Différents partis politiques, allant des nationalistes aux communistes, avaient appelé à manifester sous le slogan « La République tchèque d’abord ». La présidente du mouvement Tricolore, Zuzana Majerová Zahradníková, dénonçait un gouvernement « peut être ukrainien, peut-être bruxellois, mais certainement pas tchèque » et exigeait l'arrêt des livraisons d'armes à l'Ukraine en affirmant : « Ce n'est pas notre guerre. »
Le Premier ministre tchèque, mis en cause par les manifestants, répliquait en déclarant à la presse que des forces prorusses étaient à la manœuvre. La même petite thèse conspirationniste que celle utilisée en Italie pour expliquer la chute de Mario Draghi, en juillet dernier. Derrière ces accusations se cache, en réalité, l’angoisse montante des élites progressistes européennes qui sentent de plus en plus la terre trembler sous leurs pieds.
Le Guardian rapportait les propos bien plus lucides du ministre de la Justice tchèque, Pavel Blažek : « Si la crise énergétique n'est pas résolue, le système politique de ce pays est en danger. » Un constat qui doit faire réfléchir nombre de dirigeants européens actuellement.
En Allemagne, on s’inquiète de la perspective d’un Wutwinter, un « hiver de colère », qui serait, bien entendu, provoqué par les manipulations d’extrémistes sans scrupules. « Ceux qui ont affiché leur mépris de la démocratie et défilé avec l’extrême droite pendant la crise du Covid-19 pourraient être aujourd’hui tentés d’utiliser la hausse des prix comme thème de mobilisation », déclarait, en juillet dernier, Nancy Faeser, le ministre fédéral de l’Intérieur allemand. Il est en effet plus facile de développer des théories complotistes que d’assumer les conséquences désastreuses de ses choix politiques.
La crise économique et sociale déclenchée par les sanctions contre la Russie ne fait, en réalité, que renforcer et cristalliser un « moment populiste » dans lequel de nombreux pays européens sont déjà entrés depuis longtemps.

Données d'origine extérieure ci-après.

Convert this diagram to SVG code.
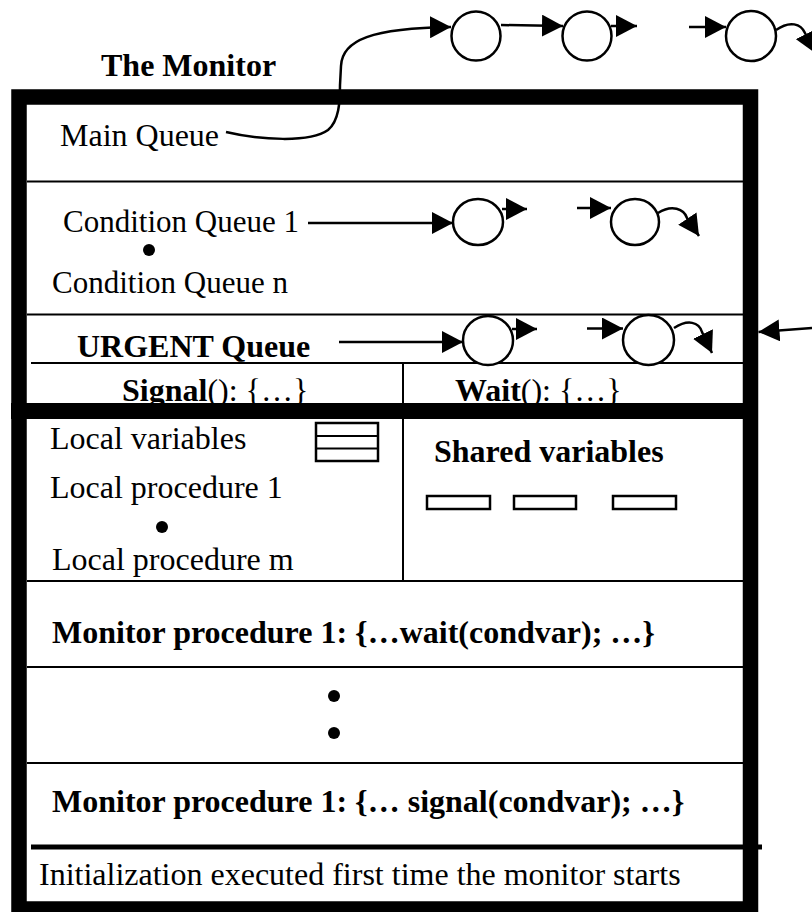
<svg xmlns="http://www.w3.org/2000/svg" width="812" height="912" viewBox="0 0 812 912">
  <defs>
    <style>
      text { font-family: "Liberation Serif", "Times New Roman", serif; font-size: 32px; fill: #000; }
      .b { font-weight: bold; }
      .q { font-size: 31px; }
      .rule { stroke: #000; stroke-width: 2; fill: none; }
      .proc { fill: #fff; stroke: #000; stroke-width: 2.5; }
      .box { fill: #fff; stroke: #000; stroke-width: 2.5; }
      .dot { fill: #000; }
      .wire { fill: none; stroke: #000; stroke-width: 2.5; }
    </style>
    <marker id="head" markerUnits="userSpaceOnUse" markerWidth="22" markerHeight="22" refX="21" refY="11" orient="auto">
      <path d="M0,0 L21,11 L0,22 z" fill="#000"/>
    </marker>
  </defs>

  <rect x="0" y="0" width="812" height="912" fill="#fff"/>

  <!-- title -->
  <g id="title">
    <text class="b" x="101" y="76">The Monitor</text>
  </g>

  <!-- monitor frame and section rules -->
  <g id="monitor-frame">
    <rect x="19" y="97" width="731.5" height="812" fill="#fff" stroke="#000" stroke-width="15.5"/>
    <line class="rule" x1="27" y1="181.5" x2="743" y2="181.5"/>
    <line class="rule" x1="27" y1="314.5" x2="743" y2="314.5"/>
    <line class="rule" x1="31" y1="363" x2="743" y2="363"/>
    <line class="rule" x1="403" y1="363" x2="403" y2="405"/>
    <line class="rule" x1="403" y1="418" x2="403" y2="581"/>
    <line class="rule" x1="27" y1="581" x2="743" y2="581" stroke-width="2.5"/>
    <line class="rule" x1="27" y1="667" x2="743" y2="667"/>
    <line class="rule" x1="27" y1="763" x2="743" y2="763"/>
  </g>

  <!-- main queue -->
  <g id="main-queue">
    <text x="60" y="146">Main Queue</text>
  </g>

  <!-- condition queues -->
  <g id="condition-queues">
    <text class="q" x="63" y="232">Condition Queue 1</text>
    <circle class="dot" cx="149" cy="250" r="6"/>
    <text class="q" x="52" y="293">Condition Queue n</text>
  </g>

  <!-- urgent queue -->
  <g id="urgent-queue">
    <text class="b" x="77" y="357">URGENT Queue</text>
  </g>

  <!-- signal / wait -->
  <g id="signal-op">
    <text x="122" y="401"><tspan class="b">Signal</tspan>(): {…}</text>
  </g>
  <g id="wait-op">
    <text x="455" y="401"><tspan class="b">Wait</tspan>(): {…}</text>
  </g>

  <!-- heavy bar between the queue area and the body -->
  <rect x="11" y="403" width="747" height="16" fill="#000"/>

  <!-- local part -->
  <g id="local-section">
    <text x="50" y="449">Local variables</text>
    <rect class="box" x="316" y="423" width="62" height="38"/>
    <line class="rule" x1="316" y1="436" x2="378" y2="436" stroke-width="2.5"/>
    <line class="rule" x1="316" y1="448.5" x2="378" y2="448.5" stroke-width="2.5"/>
    <text x="50" y="498">Local procedure 1</text>
    <circle class="dot" cx="162" cy="527" r="6"/>
    <text x="52" y="570">Local procedure m</text>
  </g>

  <!-- shared part -->
  <g id="shared-section">
    <text class="b" x="434" y="462">Shared variables</text>
    <rect class="box" x="427" y="496" width="63" height="13"/>
    <rect class="box" x="514" y="496" width="62" height="13"/>
    <rect class="box" x="613" y="496" width="63" height="13"/>
  </g>

  <!-- monitor procedures -->
  <g id="procedure-wait">
    <text class="b" x="52" y="643">Monitor procedure 1: {…wait(condvar); …}</text>
  </g>
  <g id="procedure-more">
    <circle class="dot" cx="334" cy="696" r="6"/>
    <circle class="dot" cx="334" cy="733" r="6"/>
  </g>
  <g id="procedure-signal">
    <text class="b" x="52" y="812">Monitor procedure 1: {… signal(condvar); …}</text>
  </g>

  <!-- initialization -->
  <g id="init">
    <line x1="31" y1="847" x2="762" y2="847" stroke="#000" stroke-width="5"/>
    <text x="39" y="885">Initialization executed first time the monitor starts</text>
  </g>

  <!-- waiting processes -->
  <g id="proc-main-1"><circle class="proc" cx="476" cy="36" r="24.5"/></g>
  <g id="proc-main-2"><circle class="proc" cx="587" cy="36" r="24.5"/></g>
  <g id="proc-main-3"><circle class="proc" cx="751" cy="36" r="25"/></g>
  <g id="proc-cond-1"><ellipse class="proc" cx="478" cy="222" rx="25" ry="23"/></g>
  <g id="proc-cond-2"><ellipse class="proc" cx="635" cy="222" rx="24" ry="23"/></g>
  <g id="proc-urgent-1"><ellipse class="proc" cx="488" cy="340.5" rx="25" ry="24.5"/></g>
  <g id="proc-urgent-2"><ellipse class="proc" cx="648.5" cy="340" rx="25.5" ry="25"/></g>

  <!-- connectors -->
  <g id="connectors">
    <!-- main queue -->
    <path class="wire" d="M226,132 C260,140 310,143 328,130 C339,121 340,102 340,85 L341,66 C342,40 372,28 451,27" marker-end="url(#head)"/>
    <line class="wire" x1="501" y1="25" x2="563" y2="26" marker-end="url(#head)"/>
    <line class="wire" x1="611" y1="26" x2="637" y2="26" marker-end="url(#head)"/>
    <line class="wire" x1="689" y1="27" x2="726" y2="27" marker-end="url(#head)"/>
    <path class="wire" d="M776,30 C790,20 801,24 805,33 L815,53" marker-end="url(#head)"/>
    <!-- condition queue 1 -->
    <line class="wire" x1="308" y1="223" x2="453" y2="223" marker-end="url(#head)"/>
    <line class="wire" x1="502" y1="209" x2="527" y2="209" marker-end="url(#head)"/>
    <line class="wire" x1="577" y1="208" x2="611" y2="208" marker-end="url(#head)"/>
    <path class="wire" d="M658,213 C672,204 684,209 687,218 L699,236" marker-end="url(#head)"/>
    <!-- urgent queue -->
    <line class="wire" x1="339" y1="342" x2="463" y2="342" marker-end="url(#head)"/>
    <line class="wire" x1="512" y1="329" x2="537" y2="329" marker-end="url(#head)"/>
    <line class="wire" x1="587" y1="328.5" x2="623" y2="328.5" marker-end="url(#head)"/>
    <path class="wire" d="M674,328 C688,319 699,322 702,332 L712,353" marker-end="url(#head)"/>
    <!-- entry into the urgent queue -->
    <line class="wire" x1="812" y1="328" x2="758.5" y2="332" marker-end="url(#head)"/>
  </g>
</svg>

En France, en avril 2020, l’institut de sondage Ipsos constatait une fracture très nette « entre le peuple et les élites ». Plus de huit Français sur dix (85 %) estimaient que les élites politiques, économiques ou encore médiatiques avaient « des intérêts fondamentalement différents de ceux de la grande majorité de la population ». Après la crise des gilets jaunes, les résultats des dernières élections ont constitué un véritable coup de semonce, comme l’a souligné la dernière étude de la Fondapol, think tank qui se définit lui-même comme « libéral, progressiste et européen ». Les auteurs s’alarment de la « poussée constante du vote protestataire » qui, devenu majoritaire, « sape notre système démocratique ». On se permettra l’analyse opposée. Les votes en faveur d’un parti dit « protestataire », l’abstention ou le vote blanc traduisent une secessio plebis provoquée par la dérive oligarchique de notre régime politique. C’est cette dérive qui a sabordé la démocratie et non ceux qui en appellent à un retour au peuple.
Il en va de même concernant la révolte qui gronde face aux conséquences des sanctions prises contre la Russie. Les Français se sont retrouvés entraînés dans une aventure militaire des plus dangereuses, sans consultation ni débats. Ils devraient désormais, d’après leur Président, « résister aux incertitudes » et accepter de « payer le prix ». C’est-à-dire assister passivement à la destruction programmée de leur système économique et consentir à leur propre ruine. Tout cela, bien entendu, au nom du Bien. Car les élites européennes éclairées savent ce qui est bon pour ceux qu’elles gouvernent. Pourquoi, donc, les consulter ?
Alors, si ce moment populiste conduit l’extrême gauche à rêver aux apocalypses du « Grand soir », souhaitons, pour notre part, que l'« hiver de la colère » soit porteur pour l’Europe d’un nouveau printemps des peuples.